Problem statement »
Return each line containing the string "this".
* Start *
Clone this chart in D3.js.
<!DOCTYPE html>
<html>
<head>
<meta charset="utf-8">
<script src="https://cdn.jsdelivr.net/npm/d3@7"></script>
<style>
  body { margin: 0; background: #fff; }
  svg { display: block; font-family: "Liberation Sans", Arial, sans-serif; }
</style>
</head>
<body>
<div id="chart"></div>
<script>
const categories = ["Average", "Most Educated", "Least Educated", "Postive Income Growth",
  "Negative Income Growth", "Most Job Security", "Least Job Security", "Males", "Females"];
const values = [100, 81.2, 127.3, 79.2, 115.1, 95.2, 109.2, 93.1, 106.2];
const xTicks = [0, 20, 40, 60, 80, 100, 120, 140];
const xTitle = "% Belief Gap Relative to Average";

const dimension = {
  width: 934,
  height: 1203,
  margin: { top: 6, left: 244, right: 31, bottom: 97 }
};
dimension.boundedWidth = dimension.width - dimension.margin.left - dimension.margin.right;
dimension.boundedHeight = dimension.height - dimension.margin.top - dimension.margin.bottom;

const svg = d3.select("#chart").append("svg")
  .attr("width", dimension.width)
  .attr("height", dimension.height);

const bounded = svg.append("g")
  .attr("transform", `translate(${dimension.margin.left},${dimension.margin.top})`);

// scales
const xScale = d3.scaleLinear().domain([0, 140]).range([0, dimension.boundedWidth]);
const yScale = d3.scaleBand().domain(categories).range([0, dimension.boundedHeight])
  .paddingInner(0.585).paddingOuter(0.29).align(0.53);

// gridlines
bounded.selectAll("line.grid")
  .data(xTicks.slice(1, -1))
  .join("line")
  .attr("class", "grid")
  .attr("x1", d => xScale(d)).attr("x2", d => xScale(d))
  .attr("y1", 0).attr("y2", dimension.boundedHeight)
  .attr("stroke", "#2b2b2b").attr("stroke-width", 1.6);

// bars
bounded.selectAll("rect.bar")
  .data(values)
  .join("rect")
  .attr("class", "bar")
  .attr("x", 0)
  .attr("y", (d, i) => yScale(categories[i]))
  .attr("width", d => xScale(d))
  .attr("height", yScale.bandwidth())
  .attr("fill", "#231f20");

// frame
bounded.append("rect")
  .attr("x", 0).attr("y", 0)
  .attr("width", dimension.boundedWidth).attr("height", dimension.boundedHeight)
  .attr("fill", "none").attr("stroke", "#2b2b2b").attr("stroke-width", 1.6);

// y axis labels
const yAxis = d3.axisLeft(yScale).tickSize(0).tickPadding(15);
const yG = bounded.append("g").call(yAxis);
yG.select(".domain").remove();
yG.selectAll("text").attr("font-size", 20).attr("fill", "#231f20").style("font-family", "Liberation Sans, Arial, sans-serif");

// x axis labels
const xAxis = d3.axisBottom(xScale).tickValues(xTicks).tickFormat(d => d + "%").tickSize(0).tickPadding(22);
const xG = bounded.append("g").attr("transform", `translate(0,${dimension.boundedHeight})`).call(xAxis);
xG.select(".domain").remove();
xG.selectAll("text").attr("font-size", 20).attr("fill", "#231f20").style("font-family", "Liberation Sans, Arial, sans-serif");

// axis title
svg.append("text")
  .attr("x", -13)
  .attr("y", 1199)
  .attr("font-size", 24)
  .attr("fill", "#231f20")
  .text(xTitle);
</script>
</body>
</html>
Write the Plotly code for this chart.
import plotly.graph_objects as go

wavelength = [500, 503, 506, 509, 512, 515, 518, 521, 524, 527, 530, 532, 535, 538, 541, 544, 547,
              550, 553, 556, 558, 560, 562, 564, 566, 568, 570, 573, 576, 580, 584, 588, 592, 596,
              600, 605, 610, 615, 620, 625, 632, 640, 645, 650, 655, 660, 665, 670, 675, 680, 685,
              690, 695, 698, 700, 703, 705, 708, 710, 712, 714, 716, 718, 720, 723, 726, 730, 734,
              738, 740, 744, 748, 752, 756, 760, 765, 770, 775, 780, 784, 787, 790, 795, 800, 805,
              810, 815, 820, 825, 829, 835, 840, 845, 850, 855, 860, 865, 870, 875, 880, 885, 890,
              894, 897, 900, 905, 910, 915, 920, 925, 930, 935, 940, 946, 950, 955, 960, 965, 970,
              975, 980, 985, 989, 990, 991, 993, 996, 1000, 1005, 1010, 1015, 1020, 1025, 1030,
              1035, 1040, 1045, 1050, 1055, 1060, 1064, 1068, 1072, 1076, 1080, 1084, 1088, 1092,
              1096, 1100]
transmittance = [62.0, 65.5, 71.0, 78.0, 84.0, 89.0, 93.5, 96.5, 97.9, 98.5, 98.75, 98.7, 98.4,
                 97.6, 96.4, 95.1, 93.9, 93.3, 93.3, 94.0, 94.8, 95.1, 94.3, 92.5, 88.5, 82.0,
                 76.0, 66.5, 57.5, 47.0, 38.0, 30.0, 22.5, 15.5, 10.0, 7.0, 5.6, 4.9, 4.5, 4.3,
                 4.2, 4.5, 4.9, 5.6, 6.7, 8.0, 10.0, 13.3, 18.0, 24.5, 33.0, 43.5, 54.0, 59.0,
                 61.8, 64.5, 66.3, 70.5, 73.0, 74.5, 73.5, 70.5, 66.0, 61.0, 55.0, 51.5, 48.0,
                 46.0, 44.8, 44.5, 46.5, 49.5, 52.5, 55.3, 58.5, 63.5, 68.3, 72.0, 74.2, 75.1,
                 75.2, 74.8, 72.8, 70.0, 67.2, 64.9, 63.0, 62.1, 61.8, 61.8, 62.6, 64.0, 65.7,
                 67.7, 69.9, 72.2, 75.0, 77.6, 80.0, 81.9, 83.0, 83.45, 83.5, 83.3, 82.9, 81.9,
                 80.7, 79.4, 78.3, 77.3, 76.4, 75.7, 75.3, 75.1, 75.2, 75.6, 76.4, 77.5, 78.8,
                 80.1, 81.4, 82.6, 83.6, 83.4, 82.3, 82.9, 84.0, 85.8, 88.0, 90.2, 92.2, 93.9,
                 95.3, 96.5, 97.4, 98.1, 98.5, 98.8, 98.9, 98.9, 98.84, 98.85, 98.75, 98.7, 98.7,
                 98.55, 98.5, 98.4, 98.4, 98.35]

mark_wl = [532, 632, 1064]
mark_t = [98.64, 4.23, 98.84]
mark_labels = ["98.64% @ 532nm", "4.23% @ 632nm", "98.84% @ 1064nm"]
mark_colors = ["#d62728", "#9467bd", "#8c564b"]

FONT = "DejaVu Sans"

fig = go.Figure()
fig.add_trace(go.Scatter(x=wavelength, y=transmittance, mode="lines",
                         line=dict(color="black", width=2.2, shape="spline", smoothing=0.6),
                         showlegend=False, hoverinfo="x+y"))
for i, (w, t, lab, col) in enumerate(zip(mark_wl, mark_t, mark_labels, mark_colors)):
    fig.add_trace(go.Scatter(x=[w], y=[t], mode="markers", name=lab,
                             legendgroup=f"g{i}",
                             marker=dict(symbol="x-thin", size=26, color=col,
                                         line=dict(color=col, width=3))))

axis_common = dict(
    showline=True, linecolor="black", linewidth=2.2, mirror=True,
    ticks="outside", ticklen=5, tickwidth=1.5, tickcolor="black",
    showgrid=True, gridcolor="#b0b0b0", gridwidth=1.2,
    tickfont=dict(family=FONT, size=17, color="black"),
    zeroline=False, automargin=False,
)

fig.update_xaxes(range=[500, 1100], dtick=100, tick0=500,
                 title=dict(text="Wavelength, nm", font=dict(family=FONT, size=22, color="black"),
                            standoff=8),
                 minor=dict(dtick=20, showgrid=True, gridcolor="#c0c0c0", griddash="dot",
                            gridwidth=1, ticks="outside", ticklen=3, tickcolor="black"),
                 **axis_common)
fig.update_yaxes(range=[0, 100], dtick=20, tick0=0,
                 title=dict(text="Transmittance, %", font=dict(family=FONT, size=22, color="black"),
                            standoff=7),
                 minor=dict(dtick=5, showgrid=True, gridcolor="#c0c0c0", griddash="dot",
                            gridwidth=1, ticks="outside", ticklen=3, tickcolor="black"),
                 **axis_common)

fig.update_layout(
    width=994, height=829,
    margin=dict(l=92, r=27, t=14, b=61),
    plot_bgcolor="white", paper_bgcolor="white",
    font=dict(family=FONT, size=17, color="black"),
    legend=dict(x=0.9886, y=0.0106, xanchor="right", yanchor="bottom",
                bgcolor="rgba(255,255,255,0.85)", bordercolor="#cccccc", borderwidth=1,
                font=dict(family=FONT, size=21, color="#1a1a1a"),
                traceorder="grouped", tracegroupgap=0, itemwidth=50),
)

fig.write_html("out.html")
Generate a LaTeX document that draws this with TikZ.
* End *
Task output »
Clone this chart in D3.js.
Write the Plotly code for this chart.
Generate a LaTeX document that draws this with TikZ.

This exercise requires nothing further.